- Theatrical release poster
- Directed by: V. Aadhavan
- Written by: Pandiyan (dialogues)
- Screenplay by: Amudha Durairaj
- Story by: Amudha Durairaj
- Produced by: B. Vedapuri
- Starring: Sithara Anand Babu
- Cinematography: Vipindas
- Edited by: V. P. Krishnan
- Music by: S. A. Rajkumar
- Production company: Deivanai Movies
- Release date: 16 November 1990;
- Country: India
- Language: Tamil

= Pudhu Pudhu Ragangal =

Pudhu Pudhu Ragangal is a 1990 Indian Tamil-language romantic drama film directed by V. Aadhavan. It stars Sithara and Anand Babu. The film was released on 1 November 1990.

== Plot ==

Searching for a livelihood, Kanika and her mother arrive in a fishing hamlet. The locals too extend their support to the women.
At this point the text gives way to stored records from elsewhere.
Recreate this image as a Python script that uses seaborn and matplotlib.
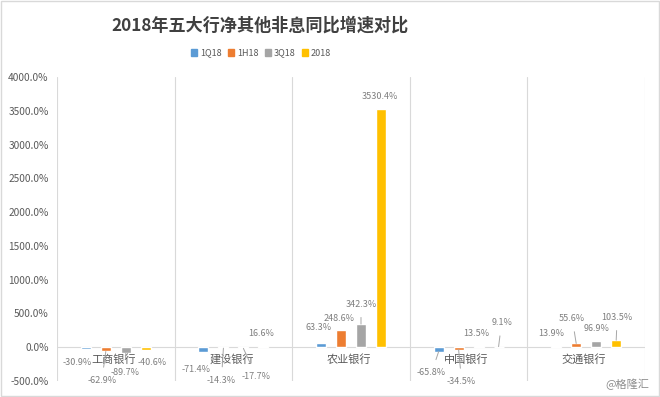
import matplotlib
matplotlib.use("Agg")
import matplotlib.pyplot as plt
import seaborn as sns
import pandas as pd
import numpy as np

banks = ["工商银行", "建设银行", "农业银行", "中国银行", "交通银行"]
periods = ["1Q18", "1H18", "3Q18", "2018"]
v_1q18 = [-30.9, -71.4, 63.3, -65.8, 13.9]
v_1h18 = [-62.9, -14.3, 248.6, -34.5, 55.6]
v_3q18 = [-89.7, -17.7, 342.3, 13.5, 96.9]
v_2018 = [-40.6, 16.6, 3530.4, 9.1, 103.5]
yticks = [-500, 0, 500, 1000, 1500, 2000, 2500, 3000, 3500, 4000]
title = "2018年五大行净其他非息同比增速对比"
watermark = "@格隆汇"

colors = ["#5B9BD5", "#ED7D31", "#A5A5A5", "#FFC000"]

# label offsets in pixels (dx, dy) per series per bank -- layout only
label_offsets = [
    [(-9, -13), (-7, -17), (-2, 15), (-7, -21), (-5, 13)],
    [(-4, -29), (-2, -32), (-2, 12), (3, -32), (-4, 25)],
    [(-1, -19), (13, -28), (0, 20), (-2, 13), (0, 12.5)],
    [(6, -13), (-2, 13), (-1, 12), (3, 24), (1, 23)],
]

series = [v_1q18, v_1h18, v_3q18, v_2018]
rows = []
for p, vals in zip(periods, series):
    for b, v in zip(banks, vals):
        rows.append({"bank": b, "period": p, "value": v})
df = pd.DataFrame(rows)

sns.set_theme(style="white")
plt.rcParams["font.family"] = ["Noto Sans CJK SC", "DejaVu Sans"]

fig = plt.figure(figsize=(6.6, 3.97), dpi=100)
ax = fig.add_axes([57 / 660, 1 - 381 / 397, 588 / 660, 304 / 397])

sns.barplot(data=df, x="bank", y="value", hue="period", order=banks,
            hue_order=periods, palette=colors, width=0.68, gap=0.5,
            ax=ax, legend=False, saturation=1)

ax.set_xlim(-0.5, 4.5)
ax.set_ylim(-500, 4000)
ax.set_yticks(yticks)
ax.set_yticklabels([f"{t:.1f}%" for t in yticks], fontsize=7.3, color="#595959")
ax.tick_params(axis="y", length=0, pad=6)
ax.set_xticks([])
ax.set_xlabel("")
ax.set_ylabel("")
for s in ax.spines.values():
    s.set_visible(False)

# category separators
for xb in np.arange(-0.5, 5.0, 1.0):
    ax.axvline(xb, color="#D9D9D9", lw=0.8, zorder=0)
ax.axhline(0, color="#D9D9D9", lw=0.8, zorder=0.5)

# category labels just under the zero line
for i, b in enumerate(banks):
    ax.annotate(b, xy=(i, 0), xytext=(-2, -12), textcoords="offset pixels",
                ha="center", va="center", fontsize=8, color="#595959")

# data labels
for si, cont in enumerate(ax.containers):
    for bi, bar in enumerate(cont):
        v = series[si][bi]
        x = bar.get_x() + bar.get_width() / 2
        dx, dy = label_offsets[si][bi]
        far = abs(dy) > 17
        arrow = dict(arrowstyle="-", color="#A6A6A6", lw=0.7,
                     shrinkA=4, shrinkB=0) if far else None
        ax.annotate(f"{v:.1f}%", xy=(x, v), xytext=(dx, dy),
                    textcoords="offset pixels", ha="center", va="center",
                    fontsize=6.5, color="#7F7F7F", arrowprops=arrow)

# title and legend
fig.text(260 / 660, 1 - 26 / 397, title, ha="center", va="center",
         fontsize=12.3, fontweight="bold", color="#404040")
handles = [plt.Rectangle((0, 0), 1, 1, color=c) for c in colors]
fig.legend(handles, periods, loc="center", bbox_to_anchor=(261 / 660, 1 - 53 / 397),
           ncol=4, frameon=False, fontsize=6.5, handlelength=0.7, handleheight=0.7,
           handletextpad=0.3, columnspacing=0.7, labelcolor="#595959")

fig.text(627 / 660, 1 - 384 / 397, watermark, ha="center", va="center",
         fontsize=8, color="#8C8C8C")

# figure border
fig.patches.append(plt.Rectangle((0.002, 0.003), 0.996, 0.994, transform=fig.transFigure,
                                 fill=False, edgecolor="#D9D9D9", lw=1))

fig.savefig("out.png", dpi=100)
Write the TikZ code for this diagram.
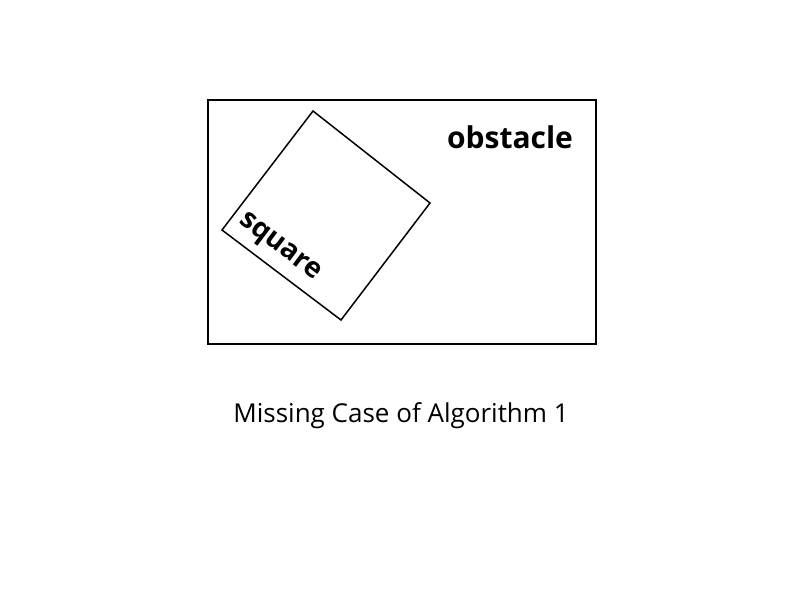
\documentclass[tikz,border=0pt]{standalone}
\usepackage{fontspec}
\setmainfont{Open Sans}
\begin{document}
\begin{tikzpicture}[x=1pt,y=-1pt,
  shape line/.style={draw=black, line width=1.5pt, line join=miter},
  label text/.style={font=\fontsize{30}{33}\selectfont\bfseries, inner sep=0pt},
  square text/.style={font=\fontsize{28}{31}\selectfont\bfseries, inner sep=0pt},
  caption text/.style={font=\fontsize{26}{29}\selectfont, inner sep=0pt}]
\useasboundingbox (0,0) rectangle (810,605);
\fill[white] (0,0) rectangle (810,605);
\node[shape line, minimum width=388pt, minimum height=244pt, inner sep=0pt, anchor=north west] (obstacle) at (207,99) {};
\coordinate (s1) at (313,111);
\coordinate (s2) at (430,203);
\coordinate (s3) at (341,320);
\coordinate (s4) at (222,230);
\draw[shape line] (s1) -- (s2) -- (s3) -- (s4) -- cycle;
\node[label text] (obstaclelabel) at (510,137) {obstacle};
\node[square text, rotate=-37] (squarelabel) at (279,248) {square};
\node[caption text] (caption) at (401,416) {Missing Case of Algorithm 1};
\end{tikzpicture}
\end{document}
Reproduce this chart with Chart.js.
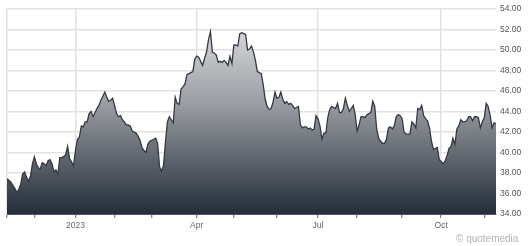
<!DOCTYPE html>
<html>
<head>
<meta charset="utf-8">
<script src="https://cdn.jsdelivr.net/npm/chart.js@4.4.0/dist/chart.umd.min.js"></script>
<style>
  body { margin: 0; background: #fff; }
  #wrap { position: relative; width: 530px; height: 246px; }
  #mark { position: absolute; left: 456px; top: 233px; font: 10px "Liberation Sans", Arial, sans-serif; color: #b4b4b4; }
</style>
</head>
<body>
<div id="wrap">
  <canvas id="priceChart" width="530" height="246"></canvas>
  <div id="mark">© quotemedia</div>
</div>
<script>
// daily closes, mid Nov 2022 to early Nov 2023
var closes = [
    37.43, 37.3, 37.1, 36.8, 36.5, 36.1, 36.4, 36.9, 37.9, 38.1,
    37.6, 37.2, 37.7, 38.9, 39.6, 38.9, 38.5, 38.4, 39.0, 38.9,
    38.7, 39.2, 39.3, 38.9, 38.1, 38.3, 37.9, 39.5, 39.5, 39.6,
    39.8, 40.6, 39.4, 39.1, 38.7, 40.2, 41.3, 41.5, 42.6, 42.5,
    43.0, 43.0, 43.8, 44.0, 43.5, 43.9, 44.3, 44.6, 45.1, 45.5,
    45.9, 45.4, 45.0, 45.1, 45.3, 44.6, 43.8, 43.5, 43.6, 43.2,
    43.0, 42.7, 42.7, 42.6, 42.1, 42.0, 41.9, 41.6, 41.2, 40.5,
    40.2, 40.0, 40.8, 41.1, 41.2, 41.3, 41.4, 40.9, 38.6, 38.2,
    38.7, 41.0, 43.0, 43.5, 43.2, 42.9, 45.4, 44.8, 44.7, 46.2,
    46.4, 46.7, 47.6, 47.7, 47.8, 47.9, 49.1, 49.4, 49.3, 48.9,
    48.5, 49.2, 49.8, 51.0, 51.8, 49.8, 49.7, 49.5, 48.8, 48.9,
    48.8, 49.0, 48.8, 48.5, 49.4, 48.7, 50.5, 50.5, 50.4, 51.6,
    51.7, 51.6, 51.5, 50.0, 50.1, 50.4, 49.8, 49.0, 47.9, 47.8,
    47.7, 46.6, 45.2, 44.5, 44.2, 44.3, 44.9, 45.9, 45.3, 45.4,
    45.9, 45.2, 44.8, 44.96, 44.7, 44.8, 44.6, 44.3, 44.4, 44.5,
    42.7, 42.4, 42.5, 42.5, 42.3, 42.4, 42.2, 42.3, 43.6, 43.3,
    42.6, 41.3, 41.9, 41.9, 43.4, 44.2, 44.5, 44.4, 44.3, 44.8,
    43.9, 43.9, 44.3, 45.3, 44.6, 44.0, 44.3, 44.6, 43.7, 42.1,
    42.7, 43.5, 43.5, 43.4, 43.7, 43.8, 43.9, 45.0, 44.5, 42.3,
    41.4, 41.1, 40.9, 40.9, 41.3, 42.4, 42.5, 42.3, 42.6, 43.5,
    43.7, 43.6, 43.3, 42.0, 41.8, 41.8, 41.8, 43.0, 42.8, 42.4,
    44.3, 44.2, 44.6, 43.6, 43.3, 43.1, 42.4, 41.1, 40.3, 40.4,
    40.5, 39.3, 39.1, 38.9, 39.2, 39.7, 40.4, 40.6, 41.4, 40.8,
    42.3, 42.6, 43.2, 43.0, 43.0, 43.1, 43.5, 43.5, 43.1, 43.5,
    43.5, 43.4, 42.4, 43.0, 43.4, 44.8, 44.5, 43.6, 42.4, 42.9,
    42.8
];

// first trading day of each month, as index into closes
var monthStart = [0, 14, 35, 55, 74, 97, 116, 138, 159, 179, 202, 222, 244];
var monthText = ['', '', '2023', '', '', 'Apr', '', '', 'Jul', '', '', 'Oct', ''];
var gridAt = [0, 35, 97, 159, 222];

var yMin = 34, yMax = 54, yStep = 2;

var labels = closes.map(function (v, i) { return i; });

var fillGradient = function (context) {
    var area = context.chart.chartArea;
    if (!area) return '#888';
    var g = context.chart.ctx.createLinearGradient(0, area.top, 0, area.bottom);
    g.addColorStop(0, '#e6e7e8');
    g.addColorStop(0.45, '#9c9fa4');
    g.addColorStop(1, '#242d39');
    return g;
};

new Chart(document.getElementById('priceChart'), {
    type: 'line',
    data: {
        labels: labels,
        datasets: [{
            data: closes,
            borderColor: '#323943',
            borderWidth: 1.3,
            backgroundColor: fillGradient,
            fill: 'start',
            pointRadius: 0,
            tension: 0
        }]
    },
    options: {
        responsive: false,
        animation: false,
        devicePixelRatio: 1,
        layout: { padding: { left: 7, top: 6, right: 0, bottom: 0 } },
        plugins: { legend: { display: false }, tooltip: { enabled: false } },
        scales: {
            x: {
                type: 'category',
                afterFit: function (scale) { scale.height = 32; },
                border: { color: '#555', width: 1 },
                grid: {
                    color: function (ctx) { return gridAt.indexOf(ctx.index) >= 0 ? '#e1e1e1' : 'rgba(0,0,0,0)'; },
                    tickColor: function (ctx) { return monthStart.indexOf(ctx.index) >= 0 ? '#666' : 'rgba(0,0,0,0)'; },
                    lineWidth: 1.5,
                    tickWidth: 1,
                    tickLength: 4
                },
                ticks: {
                    autoSkip: false,
                    maxRotation: 0,
                    minRotation: 0,
                    padding: 3,
                    color: '#666',
                    font: { family: 'Liberation Sans', size: 8.5 },
                    callback: function (value, index) {
                        var k = monthStart.indexOf(index);
                        return k < 0 ? '' : monthText[k];
                    }
                }
            },
            y: {
                position: 'right',
                min: yMin,
                max: yMax,
                afterFit: function (scale) { scale.width = 34; },
                border: { display: false },
                grid: { color: '#e1e1e1', lineWidth: 1.5, drawTicks: false },
                ticks: {
                    stepSize: yStep,
                    padding: 4,
                    color: '#555',
                    font: { family: 'Liberation Sans', size: 8.5 },
                    callback: function (v) { return v.toFixed(2); }
                }
            }
        }
    }
});
</script>
</body>
</html>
But several, intriguing twists and turns follow in their lives.

==Soundtrack==
Soundtrack was composed by S. A. Rajkumar.

| Song | Singers | Lyrics |
| "Solli Koduthal" (Happy) | K. S. Chithra | S. A. Rajkumar |
| "Solli Koduthal" (Sad) | K. S. Chithra,Swarnalatha |
| "Thirunaal Vanthathuda" | S. A. Rajkumar, P. Jayachandran |
| "Summa Keluga" | Sunandha, Dr. Vijayalakshmi Navaneethakrishnan |
| "Kottum Mazhai" | K. S. Chithra | Vaali |
| "Kunjithan Kunjithan" | Anitha Suresh |
| "Adada Adada Naanthan" | Mano |
| "Maalai Maayagiruchu" | Vijayalakshmi Navaneethakrishnan | Vijayalakshmi Navaneethakrishnan |
| "Ela Vetkamalla" | Vijayalakshmi Navaneethakrishnan |

==Release and reception==
Pudhu Pudhu Ragangal was released on 16 November 1990. N. Krishnaswamy of The Indian Express wrote, "The story line tends to ramble and one does not understand whats going on for some time". C. R. K. of Kalki called the film a different raga.

Aadhavan later launched another film titled Anbe Diana in 1999 starring Udhai and Mehr Hassan, but the film did not release. A second film with Udhai titled Priya Vidai also failed to develop post production.